Aber vielleicht ist das ja ganz gut so. Denn bereits in den wenigen Zeilen auf dem Umschlag wird Mayreder fälschlicherweise als Soziologin vorgestellt und der vorliegende Essay irrtümlich als „Essaysammlung“ bezeichnet. So hat der auf dem Vorblatt abgedruckte Vermerk „Der SEVERUS Verlag übernimmt keine juristische Verantwortung oder irgendeine Haftung für evtl. fehlerhafte Angaben und deren Folgen“ denn auch seinen guten beziehungsweise wohl eher schlechten Grund. Zudem ist der auf Einband und Umschlag, nicht aber auf dem Titelblatt abgedruckte Untertitel „Ideen der Liebe Krise der Ehe“ nicht von der Erstausgabe aus dem Jahr 1926 übernommen, die ihn nicht aufweist, sondern von der 2001 erschienenen Neuausgabe, die von Tatjana Madeleine Popović besorgt wurde, die bis Ende 2008 die Rechte an Mayreders Schriften inne hatte. Bei dem von Popović herausgegebenen Band ist der dreigliedrige Titel allerdings dadurch gerechtfertigt, dass er anders als der vorliegende nicht nur Mayreders Text von 1926, sondern zudem deren 1927 und 1929 erschienene Essays „Ideen der Liebe“ und „Krise der Ehe“ enthält.

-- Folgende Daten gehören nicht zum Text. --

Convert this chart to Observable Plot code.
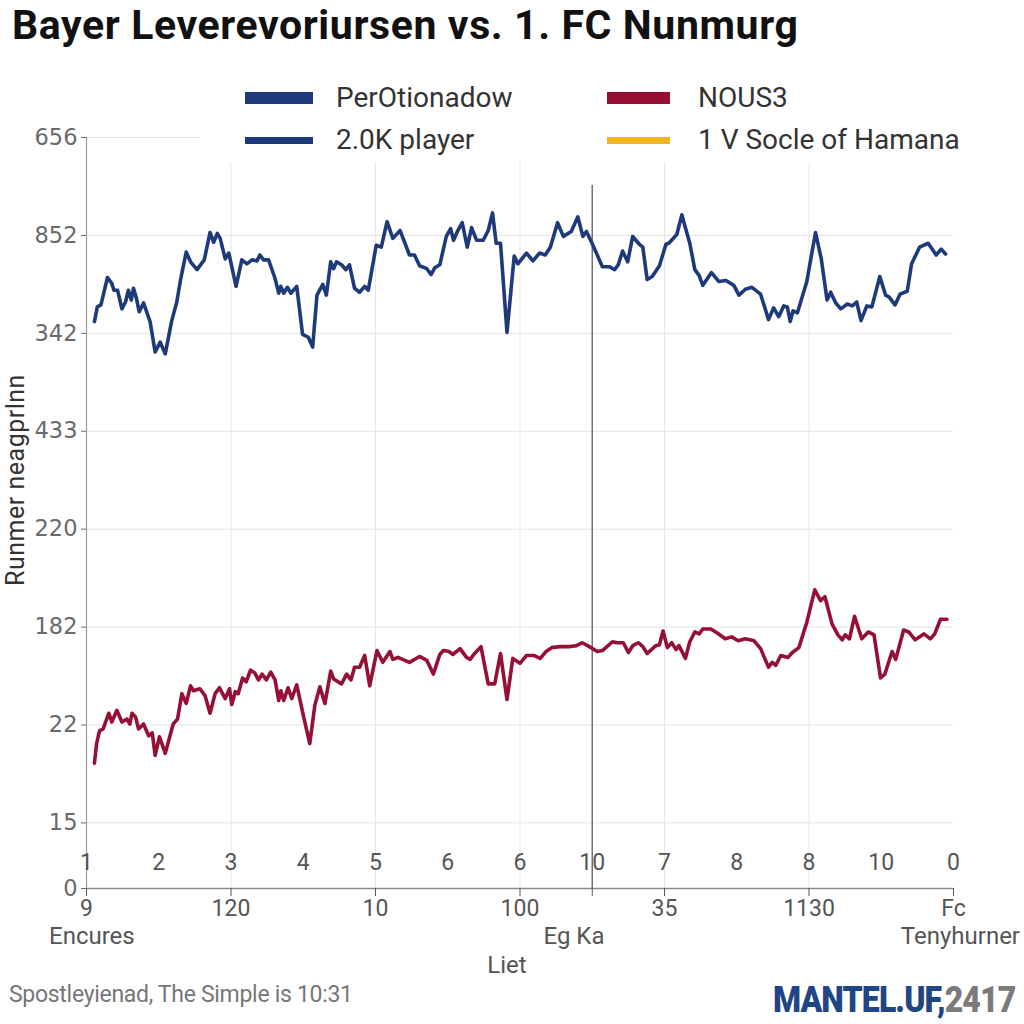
<!DOCTYPE html>
<html>
<head>
<meta charset="utf-8">
<script src="https://cdn.jsdelivr.net/npm/d3@7"></script>
<script src="https://cdn.jsdelivr.net/npm/@observablehq/plot@0.6"></script>
<style>
  html, body { margin: 0; padding: 0; background: #fff; }
  #wrap { position: relative; width: 1024px; height: 1024px; overflow: hidden; background: #fff; font-family: Roboto, "Open Sans", sans-serif; }
  .abs { position: absolute; white-space: nowrap; }
  #title { left: 12px; top: 3px; font-size: 41px; line-height: 44px; font-weight: 700; color: #111; letter-spacing: 0.6px; }
  #chart { position: absolute; left: 0; top: 60px; }
  #legend { left: 200px; top: 74px; width: 790px; height: 88px; background: #fff; }
  .sw { position: absolute; }
  .lt { position: absolute; font-size: 28px; color: #333; line-height: 30px; }
  .xt { font-size: 24px; color: #555; line-height: 28px; }
  #ytitle { left: 16px; top: 480px; font-size: 25px; line-height: 28px; color: #333; letter-spacing: 0.5px; transform: translate(-50%, -50%) rotate(-90deg); }
  #caption { left: 9px; top: 981px; font-size: 23px; line-height: 28px; color: #777; letter-spacing: -0.3px; }
  #logo { right: 9px; top: 982px; font-size: 36px; line-height: 36px; font-weight: 900; transform: scaleX(0.89); transform-origin: right center; letter-spacing: -1px; }
</style>
</head>
<body>
<div id="wrap">
  <div id="title" class="abs">Bayer Leverevoriursen vs. 1. FC Nunmurg</div>
  <div id="chart"></div>
  <div id="legend" class="abs"></div>
  <div id="ytitle" class="abs">Runmer neagprlnn</div>
  <div class="abs xt" style="left:49px; top:922px;">Encures</div>
  <div class="abs xt" style="left:574px; top:922px; transform:translateX(-50%);">Eg Ka</div>
  <div class="abs xt" style="right:4px; top:922px;">Tenyhurner</div>
  <div class="abs xt" style="left:507px; top:951px; transform:translateX(-50%);">Liet</div>
  <div id="caption" class="abs">Spostleyienad, The Simple is 10:31</div>
  <div id="logo" class="abs"><span style="color:#1f4585">MANTEL.UF,</span><span style="color:#7a7a7a">2417</span></div>
</div>
<script>
// ---- Data ----
const yTickValues = [0, 67, 167, 267, 367, 467, 567, 667, 767];
const yTickLabels = ["0", "15", "22", "182", "220", "433", "342", "852", "656"];

const xTopTicks = [0, 10, 20, 30, 40, 50, 60, 70, 80, 90, 100, 110, 120];
const xTopLabels = ["1", "2", "3", "4", "5", "6", "6", "10", "7", "8", "8", "10", "0"];

const xBottomTicks = [0, 20, 40, 60, 70, 80, 100, 120];
const xBottomLabels = ["9", "120", "10", "100", "", "35", "1130", "Fc"];

const xGridTicks = [20, 40, 60, 80, 100];
const markerMinute = 70;
const markerTop = 718;

const legendItems = [
  { label: "PerOtionadow", color: "#1f3a7a", col: 0, row: 0 },
  { label: "NOUS3", color: "#980f33", col: 1, row: 0 },
  { label: "2.0K player", color: "#1f3a7a", col: 0, row: 1 },
  { label: "1 V Socle of Hamana", color: "#f2b51f", col: 1, row: 1 }
];

const blueSeries = [
[1.1,579],[1.5,594],[2.0,596],[2.9,624],[3.5,618],[3.8,611],[4.3,611],[4.9,592],[5.4,599],[5.8,611],
[6.2,601],[6.5,613],[6.9,603],[7.3,589],[7.9,598],[8.8,579],[9.5,548],[10.2,558],[10.9,546],[11.8,580],
[12.5,599],[13.0,621],[13.8,650],[14.4,640],[15.3,632],[16.3,642],[17.1,670],[17.6,660],[18.1,669],[18.5,664],
[19.2,643],[19.7,649],[20.7,615],[21.5,642],[22.2,638],[22.9,642],[23.6,641],[24.0,647],[24.5,642],[25.2,642],
[26.1,623],[26.6,608],[26.9,615],[27.3,608],[27.8,614],[28.3,608],[29.1,615],[29.9,566],[30.7,563],[31.3,553],
[31.9,606],[32.7,617],[33.2,606],[33.8,640],[34.2,633],[34.6,640],[35.3,637],[35.9,632],[36.4,637],[37.1,613],
[37.8,609],[38.5,615],[39.0,611],[40.1,657],[40.8,655],[41.6,681],[42.4,664],[43.4,672],[44.7,647],[45.4,647],
[46.1,636],[47.1,633],[47.7,627],[48.2,634],[48.9,637],[49.8,666],[50.4,674],[50.8,662],[51.4,672],[52.0,680],
[52.7,655],[53.3,675],[54.0,662],[54.9,662],[55.6,672],[56.2,690],[56.7,659],[57.3,659],[58.2,568],[59.2,646],
[59.7,638],[60.9,649],[61.8,641],[62.7,649],[63.5,647],[64.2,655],[65.2,680],[66.0,666],[67.1,671],[68.0,686],
[68.7,666],[69.2,671],[70.1,657],[71.4,635],[72.4,635],[73.1,632],[73.6,637],[74.2,651],[74.9,640],[75.6,666],
[76.5,658],[77.0,655],[77.6,622],[78.3,625],[79.3,636],[80.2,658],[80.6,659],[81.7,668],[82.4,688],[83.0,672],
[83.5,659],[84.2,632],[84.8,626],[85.3,616],[86.5,629],[87.5,620],[88.5,621],[89.6,616],[90.3,606],[91.2,612],
[92.1,614],[93.3,607],[94.4,581],[95.1,593],[95.8,584],[96.5,595],[97.0,594],[97.4,579],[97.8,590],[98.4,588],
[99.7,620],[100.9,670],[101.7,643],[102.5,601],[103.0,609],[103.7,598],[104.4,592],[105.3,597],[106.0,595],[106.6,599],
[107.2,580],[108.0,595],[108.7,594],[109.8,625],[110.6,606],[111.1,604],[111.9,596],[112.6,607],[113.6,610],[114.2,638],
[115.3,655],[116.5,659],[117.6,647],[118.3,653],[118.9,648]
];

const redSeries = [
[1.1,128],[1.4,148],[1.8,161],[2.3,163],[3.1,179],[3.5,170],[4.2,182],[4.9,170],[5.6,173],[6.0,168],
[6.3,179],[6.8,175],[7.2,163],[7.9,168],[8.6,156],[9.1,159],[9.5,136],[10.1,155],[10.9,138],[12.0,168],
[12.6,173],[13.2,199],[13.8,189],[14.4,207],[14.8,202],[15.7,204],[16.4,197],[17.1,179],[17.8,199],[18.4,205],
[19.2,194],[19.8,204],[20.1,188],[20.6,201],[21.0,199],[21.6,215],[22.1,211],[22.7,223],[23.3,220],[23.8,213],
[24.3,219],[24.9,213],[25.5,221],[26.1,213],[26.6,192],[26.9,202],[27.3,192],[27.9,205],[28.4,194],[29.1,208],
[30.0,177],[30.9,148],[31.6,187],[32.3,206],[33.0,189],[33.8,222],[34.2,214],[35.3,209],[36.0,219],[36.6,213],
[37.1,226],[37.8,226],[38.5,238],[39.2,207],[40.2,243],[41.0,231],[42.0,242],[42.4,234],[43.1,236],[44.7,231],
[46.1,237],[47.1,233],[48.0,219],[48.9,239],[49.4,243],[50.2,242],[50.7,239],[51.7,245],[52.6,236],[53.1,234],
[53.6,239],[54.6,247],[55.6,209],[56.5,209],[57.3,240],[58.2,193],[59.0,235],[60.0,230],[60.9,238],[61.9,238],
[62.8,235],[63.6,242],[64.4,246],[65.5,247],[66.8,247],[67.8,248],[68.6,251],[69.6,247],[70.7,242],[71.4,243],
[72.8,252],[73.4,251],[74.3,251],[75.0,241],[75.6,248],[76.4,251],[77.0,247],[77.6,240],[78.8,248],[79.3,249],
[79.8,263],[80.4,246],[81.0,251],[81.6,244],[82.0,248],[82.9,235],[83.5,252],[84.2,262],[84.8,260],[85.3,265],
[86.4,265],[87.3,261],[88.4,255],[89.3,257],[90.2,253],[91.2,255],[92.4,253],[93.3,245],[94.4,226],[94.9,231],
[95.4,228],[96.1,238],[97.1,236],[97.7,241],[98.6,246],[99.7,272],[100.8,305],[101.6,294],[102.2,298],[103.2,270],
[104.0,259],[104.6,254],[105.0,259],[105.6,255],[106.3,278],[107.3,255],[108.2,262],[109.0,259],[109.9,215],[110.5,219],
[111.5,242],[112.0,234],[113.1,264],[113.8,262],[114.7,254],[115.9,260],[116.8,255],[117.4,260],[118.2,275],[119.1,275]
];

// ---- Chart ----
const yLabelMap = new Map(yTickValues.map((v, i) => [v, yTickLabels[i]]));
const xBottomMap = new Map(xBottomTicks.map((v, i) => [v, xBottomLabels[i]]));

const chart = Plot.plot({
  width: 1024,
  height: 890,
  marginTop: 77,
  marginBottom: 62,
  marginLeft: 86,
  marginRight: 71,
  x: { domain: [0, 120], axis: null },
  y: { domain: [0, 767], axis: null },
  style: { background: "transparent", fontFamily: "Roboto, sans-serif", overflow: "visible" },
  marks: [
    Plot.gridY(yTickValues.slice(1), { stroke: "#e4e4e4", strokeOpacity: 1 }),
    Plot.gridX(xGridTicks, { stroke: "#e6e6e6", strokeOpacity: 1 }),
    Plot.ruleX([markerMinute], { y1: 0, y2: markerTop, stroke: "#707070", strokeWidth: 1.5 }),
    Plot.ruleX([0], { stroke: "#9c9c9c", strokeWidth: 1.2 }),
    Plot.ruleY([0], { stroke: "#8a8a8a", strokeWidth: 1.3 }),
    Plot.axisY({
      ticks: yTickValues,
      tickFormat: d => yLabelMap.get(d),
      tickSize: 5,
      tickPadding: 4,
      fontSize: 22.5,
      fontFamily: "DejaVu Sans, sans-serif",
      color: "#6a6a6a",
      label: null
    }),
    Plot.axisX({
      ticks: xBottomTicks,
      tickFormat: d => xBottomMap.get(d),
      tickSize: 8,
      tickPadding: 3,
      fontSize: 23,
      color: "#555",
      label: null
    }),
    Plot.text(xTopLabels, {
      x: (d, i) => xTopTicks[i],
      text: d => d,
      frameAnchor: "bottom",
      dy: -19,
      fontSize: 23,
      fill: "#555"
    }),
    Plot.line(redSeries, { x: d => d[0], y: d => d[1], stroke: "#960f34", strokeWidth: 3.6, strokeLinejoin: "round", strokeLinecap: "round" }),
    Plot.line(blueSeries, { x: d => d[0], y: d => d[1], stroke: "#1f3a7a", strokeWidth: 3.6, strokeLinejoin: "round", strokeLinecap: "round" })
  ]
});
document.getElementById("chart").appendChild(chart);

// ---- Legend ----
const legend = document.getElementById("legend");
const colX = [45, 407];   // swatch offsets within legend box
const rowY = [24, 66];    // row centres within legend box
legendItems.forEach(item => {
  const sw = document.createElement("div");
  sw.className = "sw";
  const h = item.row === 0 ? 12 : 7;
  const w = item.col === 0 ? 68 : 63;
  sw.style.left = colX[item.col] + "px";
  sw.style.top = (rowY[item.row] - h / 2) + "px";
  sw.style.width = w + "px";
  sw.style.height = h + "px";
  sw.style.background = item.color;
  legend.appendChild(sw);
  const t = document.createElement("div");
  t.className = "lt";
  t.textContent = item.label;
  t.style.left = (colX[item.col] + 91) + "px";
  t.style.top = (rowY[item.row] - 15) + "px";
  legend.appendChild(t);
});
</script>
</body>
</html>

Doch zum Text selbst. Unter Verwendung eines heute Befremden auslösenden in den 1920er-Jahren allerdings nicht ganz unüblichen Vokabulars – so ist bereits auf der ersten Seite nicht nur von „primitiven Völkern“, „Der Kulturmenschheit“ und sexueller „Entartung“ die Rede – stellt Mayreder ihr Theorem von der menschheitsgeschichtlichen Entwicklung des Sexualtriebes zur Erotik vor, in deren Verlauf der dem individuellen Gegenüber gleichgültige Geschlechtstrieb zur personenbezogenen Geschlechtsliebe erhoben wird.
Diese Entwicklung erfolgt Mayreder zufolge in einem Dreischritt, in dessen Mitte die Askese liegt. Da nun die Askese das Gegenteil des sexuellen Triebes ist, somit also als dessen ‚Antithese‘ gesehen werden kann, Trieb und Askese in der Erotik aufgehoben sind, und zwar in dem Sinne, dass sie zugleich negiert wie auch auf einer höheren Ebene bewahrt werden, lässt sich in der Erotik die Synthese von Sexualtrieb und Askese sowie in Mayreders Theorem das Prinzip der Hegel’schen Dialektik erkennen. Erwähnt wird Hegels Verfahren von der Autorin allerdings nicht.
„Die Umwandlung der Sexualität zur Erotik“ aber ist Mayreder zufolge noch längst nicht abgeschlossen, sondern vielmehr noch immer „eine Erscheinung, die erst in ihren Anfängen begriffen ist.“.